Just gonna drop in and say that the reaction times and Phi phenomenon claims aren’t quite true; the “skipping” of frames is but one way that the human brain fills in the gaps of our perception; it’s not entirely relevant to the latency discussion. It mostly has to do with the concept of a meta-perception that prevents our brains from treating certain perceived things (like individual frames) on their own, outside the context of things in their temporal proximity. Which, yes, is kinda why we don’t spot the aforementioned Aladdin frames.
That’s actually not even entirely accurate of a statement, either, but it’s too late to get it 100% correct (and honestly, I’m not an expert; I have, however, talked at length on the topic with a grad student friend of mine who is doing research about the brain, image perception, motion tracking, and gender).

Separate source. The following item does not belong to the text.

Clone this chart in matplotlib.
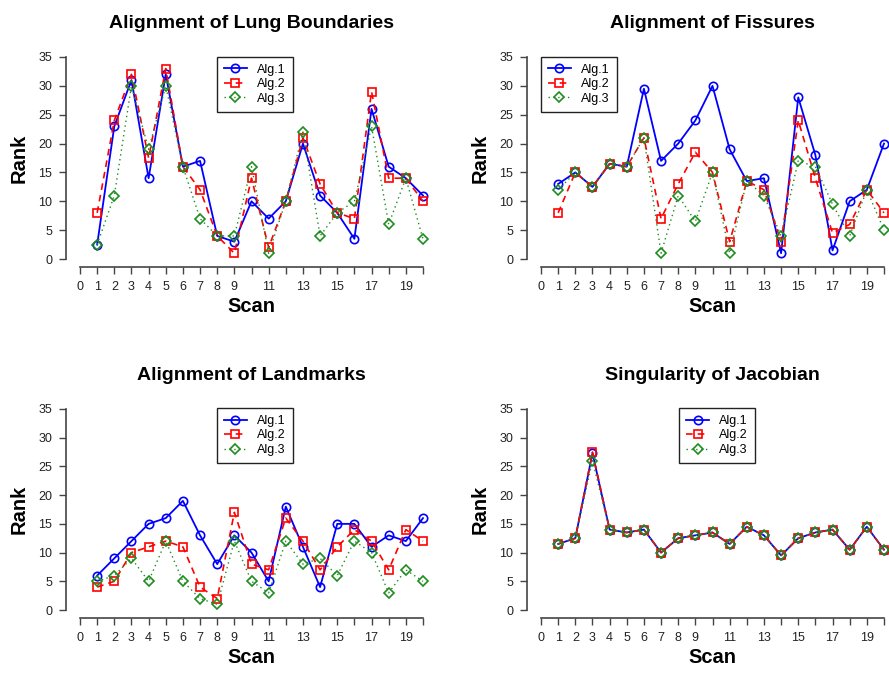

I’m not trying to make a major definitive claim here, only that I’d submit that “the human brain can’t detect the difference between 0 and 2 frames” is a gross and inaccurate oversimplification. It absolutely can – screen capture a mouse with software that only lags by 1-2 frames and you’ll certainly perceive the lag in a preview window, next to the mouse that’s moving “in real time” (actually at the base delay of your graphics pipeline+display). Drawing tablets with sub-two-frames of latency? Not at all good enough – Microsoft had that crazy-low-latency theoretical drawing surface in their labs a couple years ago for a reason, the latest Wacoms are only a couple frames latent and every traditional artist I’ve talked to have complained about them.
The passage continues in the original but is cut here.